Read a piece last night that highlights how difficult, and ultimately tragic this thing is going to continue to be for many years and decades ahead.
www.wilsoncenter.org
Read a piece last night that highlights how difficult, and ultimately tragic this thing is going to continue to be for many years and decades ahead.
What is notable about Hamas’s statements—although unsurprising to long-term observers of the region—is that they failed to express gratitude to Putin for championing the cause of an independent Palestinian state. This omission has a simple explanation: an independent Palestinian state next to Israel is not, in fact, Hamas’s goal. Rather, Hamas is driven by the genocidal goal of destroying Israel and its Jews, and establishing a Palestinian state in its place—the real meaning of the slogan frequently chanted on American college campuses and at anti-Israel demonstrations elsewhere: “From the river to the sea, Palestine will be free.”
Terrorism Instead of a Two-State Solution
Hamas’s actions on October 7 conveyed this point starkly. When Israelis withdrew from Gaza in 2005, the enclave was supposed to be a test run for a future independent Palestinian state living at peace with its Jewish neighbor. Hopes ran high that it would become something of a Dubai on the Mediterranean: tourists would flock to its beaches, and commerce would flow through a new deep-sea port. But a year later, Gazans elected Hamas, which imposed a ruthless totalitarian regime on it.
Over the next eighteen years, Hamas’s leaders enriched themselves from the hundreds of millions of dollars in foreign aid intended for civilian projects and used the cash to build military tunnels, acquire weapons, and turn Gaza into a launching pad for terror. Anyone who thought that Hamas had grown more pragmatic in recent years need only consider that the October 7 attack destroyed the very agricultural communities that used to employ some of the 17,000 Gazan workers who annually benefited from Israel’s special work permit program, earning on average six times what they could in Gaza. Clearly, Gazans will not work in Israel in the foreseeable future.

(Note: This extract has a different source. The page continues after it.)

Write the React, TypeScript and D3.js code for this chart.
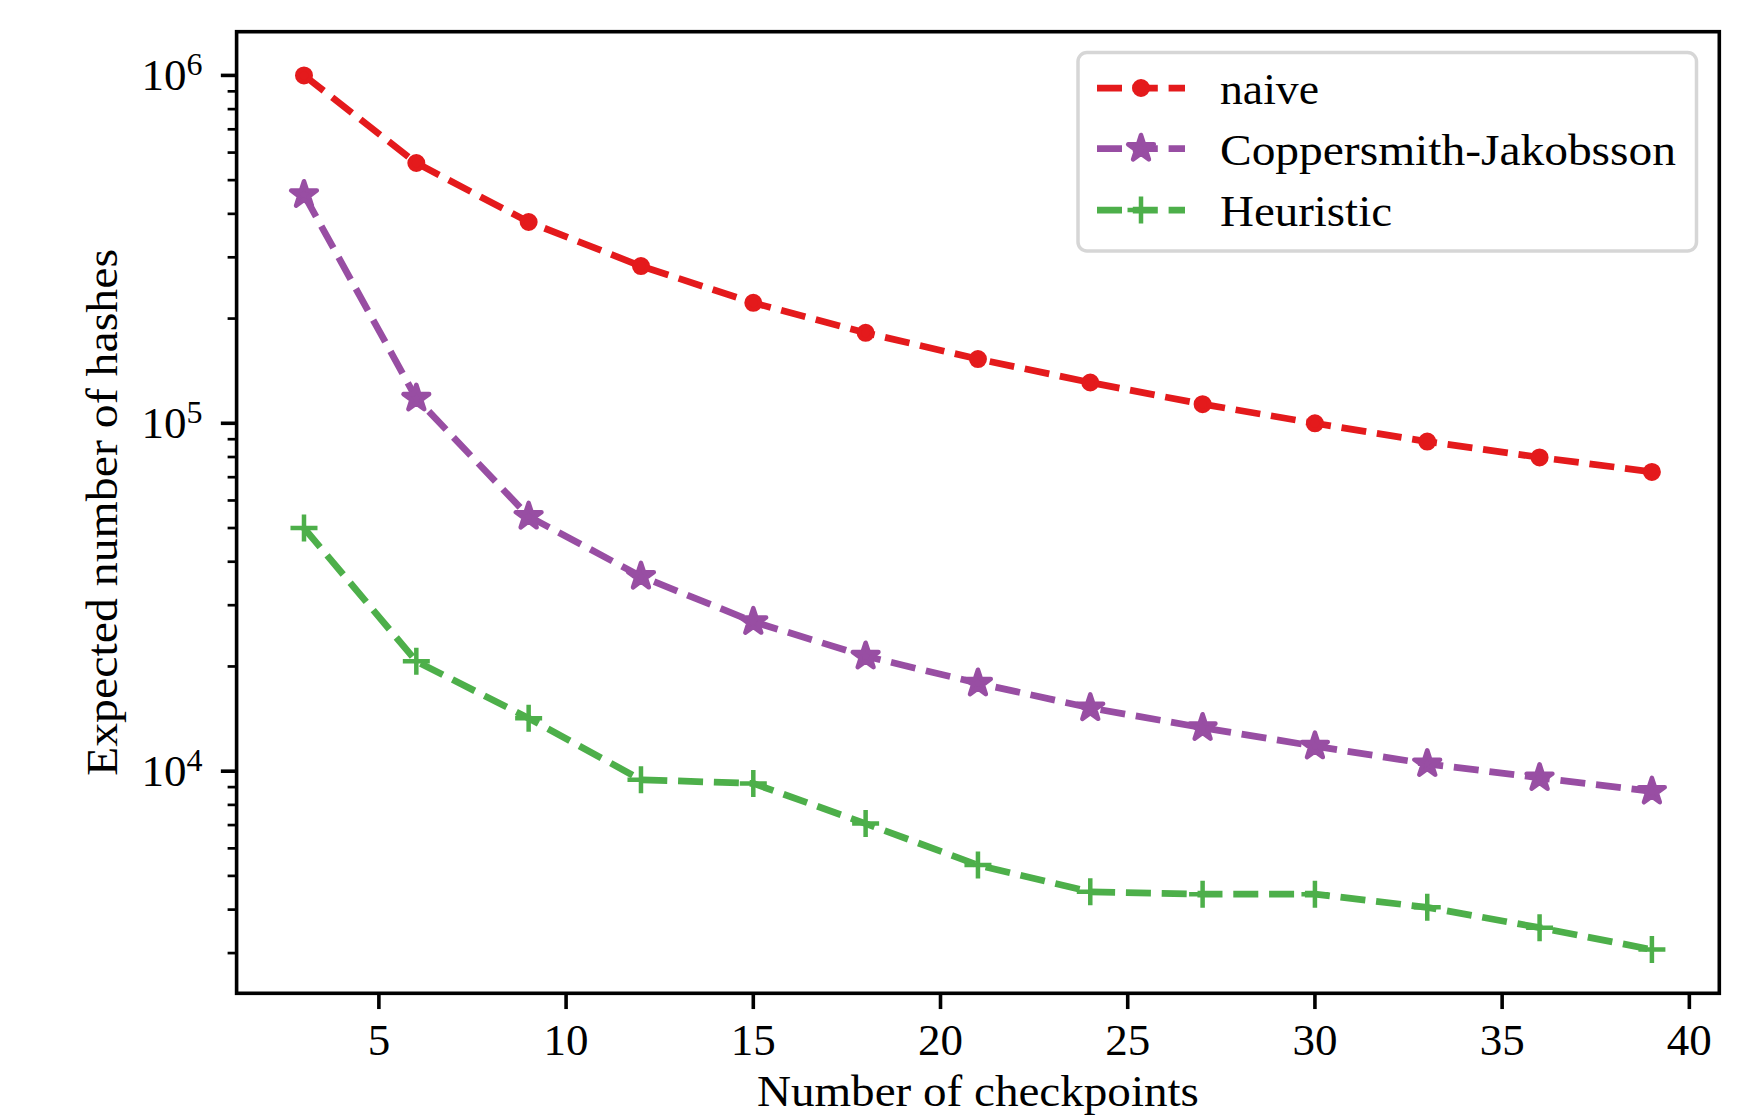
import React, { useEffect, useRef } from 'react';
import * as d3 from 'd3';

// values
const checkpoints = [3, 6, 9, 12, 15, 18, 21, 24, 27, 30, 33, 36, 39];
const naiveHashes = [1.0e6, 5.6e5, 3.79e5, 2.83e5, 2.22e5, 1.82e5, 1.53e5, 1.31e5, 1.135e5, 1.0e5, 8.86e4, 7.98e4, 7.25e4];
const coppersmithHashes = [4.54e5, 1.18e5, 5.4e4, 3.63e4, 2.69e4, 2.14e4, 1.79e4, 1.52e4, 1.333e4, 1.18e4, 1.05e4, 9.57e3, 8.75e3];
const heuristicHashes = [5.0e4, 2.07e4, 1.42e4, 9.45e3, 9.22e3, 7.07e3, 5.37e3, 4.5e3, 4.43e3, 4.43e3, 4.06e3, 3.55e3, 3.07e3];

const seriesNames = ['naive', 'Coppersmith-Jakobsson', 'Heuristic'];
const seriesColors = ['#e41a1c', '#984ea3', '#4daf4a'];
const seriesMarkers = ['dot', 'star', 'plus'];

const xTicks = [5, 10, 15, 20, 25, 30, 35, 40];
const yMajorTicks = [1e4, 1e5, 1e6];
const yTickExponents = ['4', '5', '6'];

const xLabel = 'Number of checkpoints';
const yLabel = 'Expected number of hashes';

const FONT = '"Liberation Serif", "DejaVu Serif", serif';

function App() {
  return (
    <div>
      <HashChart />
    </div>
  );
}

function drawMarker(g, kind, color, cx, cy) {
  if (kind === 'dot') {
    g.append('circle')
      .attr('cx', cx).attr('cy', cy).attr('r', 6.75)
      .attr('fill', color).attr('stroke', color).attr('stroke-width', 4.5);
  } else if (kind === 'star') {
    // outer radius 13.5px -> d3 star area
    const star = d3.symbol(d3.symbolStar, (13.5 * 13.5) / 0.8908130915292852);
    g.append('path')
      .attr('d', star())
      .attr('transform', `translate(${cx},${cy})`)
      .attr('fill', color).attr('stroke', color)
      .attr('stroke-width', 4.5).attr('stroke-linejoin', 'round');
  } else {
    const p = d3.path();
    p.moveTo(-13.5, 0); p.lineTo(13.5, 0);
    p.moveTo(0, -13.5); p.lineTo(0, 13.5);
    g.append('path')
      .attr('d', p.toString())
      .attr('transform', `translate(${cx},${cy})`)
      .attr('fill', 'none').attr('stroke', color).attr('stroke-width', 4.5);
  }
}

function HashChart() {
  const d3Container = useRef(null);

  useEffect(() => {
    if (!d3Container.current) return;
    const width = 1750;
    const height = 1118;
    const margin = { top: 31.7, right: 30.7, bottom: 124.7, left: 236.6 };
    const plotRight = width - margin.right;
    const plotBottom = height - margin.bottom;

    d3.select(d3Container.current).select('svg').remove();

    const svg = d3.select(d3Container.current)
      .append('svg')
      .attr('width', width)
      .attr('height', height)
      .style('position', 'absolute')
      .style('left', 0)
      .style('top', 0)
      .style('background', '#ffffff')
      .style('font-family', FONT);

    const allSeries = [naiveHashes, coppersmithHashes, heuristicHashes];

    // matplotlib-like 5% margins
    const xMin = d3.min(checkpoints), xMax = d3.max(checkpoints);
    const xPad = (xMax - xMin) * 0.05;
    const x = d3.scaleLinear()
      .domain([xMin - xPad, xMax + xPad])
      .range([margin.left, plotRight]);

    const lo = Math.log10(d3.min(allSeries.flat()));
    const hi = Math.log10(d3.max(allSeries.flat()));
    const lPad = (hi - lo) * 0.05;
    const y = d3.scaleLog()
      .domain([Math.pow(10, lo - lPad), Math.pow(10, hi + lPad)])
      .range([plotBottom, margin.top]);

    // lines + markers
    const line = d3.line()
      .x((d, i) => x(checkpoints[i]))
      .y(d => y(d));

    allSeries.forEach((values, s) => {
      const g = svg.append('g');
      g.append('path')
        .datum(values)
        .attr('d', line)
        .attr('fill', 'none')
        .attr('stroke', seriesColors[s])
        .attr('stroke-width', 6.75)
        .attr('stroke-dasharray', '25 10.8')
        .attr('stroke-linejoin', 'round');
      values.forEach((v, i) => drawMarker(g, seriesMarkers[s], seriesColors[s], x(checkpoints[i]), y(v)));
    });

    // frame
    svg.append('rect')
      .attr('x', margin.left).attr('y', margin.top)
      .attr('width', plotRight - margin.left).attr('height', plotBottom - margin.top)
      .attr('fill', 'none').attr('stroke', '#000').attr('stroke-width', 3.6);

    // x ticks
    xTicks.forEach(t => {
      svg.append('line')
        .attr('x1', x(t)).attr('x2', x(t))
        .attr('y1', plotBottom).attr('y2', plotBottom + 15.75)
        .attr('stroke', '#000').attr('stroke-width', 3.6);
      svg.append('text')
        .attr('x', x(t)).attr('y', plotBottom + 62)
        .attr('text-anchor', 'middle')
        .attr('font-size', 45)
        .text(String(t));
    });

    // y minor ticks
    const [dLo, dHi] = y.domain();
    for (let e = Math.floor(Math.log10(dLo)); e <= Math.ceil(Math.log10(dHi)); e++) {
      for (let m = 2; m <= 9; m++) {
        const v = m * Math.pow(10, e);
        if (v < dLo || v > dHi) continue;
        svg.append('line')
          .attr('x1', margin.left - 9).attr('x2', margin.left)
          .attr('y1', y(v)).attr('y2', y(v))
          .attr('stroke', '#000').attr('stroke-width', 2.7);
      }
    }

    // y major ticks
    yMajorTicks.forEach((t, i) => {
      svg.append('line')
        .attr('x1', margin.left - 15.75).attr('x2', margin.left)
        .attr('y1', y(t)).attr('y2', y(t))
        .attr('stroke', '#000').attr('stroke-width', 3.6);
      const txt = svg.append('text')
        .attr('x', margin.left - 34)
        .attr('y', y(t) + 15)
        .attr('text-anchor', 'end')
        .attr('font-size', 45);
      txt.append('tspan').text('10');
      txt.append('tspan').attr('dy', -15).attr('font-size', 32).text(yTickExponents[i]);
    });

    // axis labels
    svg.append('text')
      .attr('x', (margin.left + plotRight) / 2)
      .attr('y', 1106)
      .attr('text-anchor', 'middle')
      .attr('font-size', 45)
      .attr('textLength', 442)
      .attr('lengthAdjust', 'spacingAndGlyphs')
      .text(xLabel);

    svg.append('text')
      .attr('transform', `translate(117,${(margin.top + plotBottom) / 2}) rotate(-90)`)
      .attr('text-anchor', 'middle')
      .attr('font-size', 45)
      .attr('textLength', 527)
      .attr('lengthAdjust', 'spacingAndGlyphs')
      .text(yLabel);

    // legend
    const legend = svg.append('g');
    legend.append('rect')
      .attr('x', 1078).attr('y', 52.5)
      .attr('width', 618.5).attr('height', 198.5)
      .attr('rx', 9)
      .attr('fill', '#fff')
      .attr('stroke', '#d6d6d6').attr('stroke-width', 3.5);
    const rowY = [88, 148.5, 210];
    const labelWidths = [99, 456, 172];
    seriesNames.forEach((name, s) => {
      legend.append('line')
        .attr('x1', 1097).attr('x2', 1185)
        .attr('y1', rowY[s]).attr('y2', rowY[s])
        .attr('stroke', seriesColors[s])
        .attr('stroke-width', 6.75)
        .attr('stroke-dasharray', '25 10.8');
      drawMarker(legend, seriesMarkers[s], seriesColors[s], 1141, rowY[s]);
      legend.append('text')
        .attr('x', 1220).attr('y', rowY[s] + 16)
        .attr('font-size', 45)
        .attr('textLength', labelWidths[s])
        .attr('lengthAdjust', 'spacingAndGlyphs')
        .text(name);
    });
  }, []);

  return <div ref={d3Container} />;
}

export default App;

Nor has the Palestinian Authority, headed by Russia’s good friend Mahmoud Abbas (who defended his PhD dissertation equating Zionism with Nazism at the Moscow Institute of Oriental Studies in 1982), shown more interest in an independent Palestinian state coexisting next to the Jewish state. Abbas famously rejected an Israeli proposal that would have given Palestinians 94 percent of the West Bank territory. As Einat Wilf, the left-wing Israeli commentator on Palestinian issues and co-author of the bestselling The War of Return, put it, “Had [the Palestinian] cause been limited [to] goals like ‘ending the occupation,’ or ‘removing settlements’ or ‘creating an independent state,’ they would have fulfilled it long ago. But their cause has always been and remains to ensure that the Jews have no state in any part of the land,” leading them to miss one opportunity after another.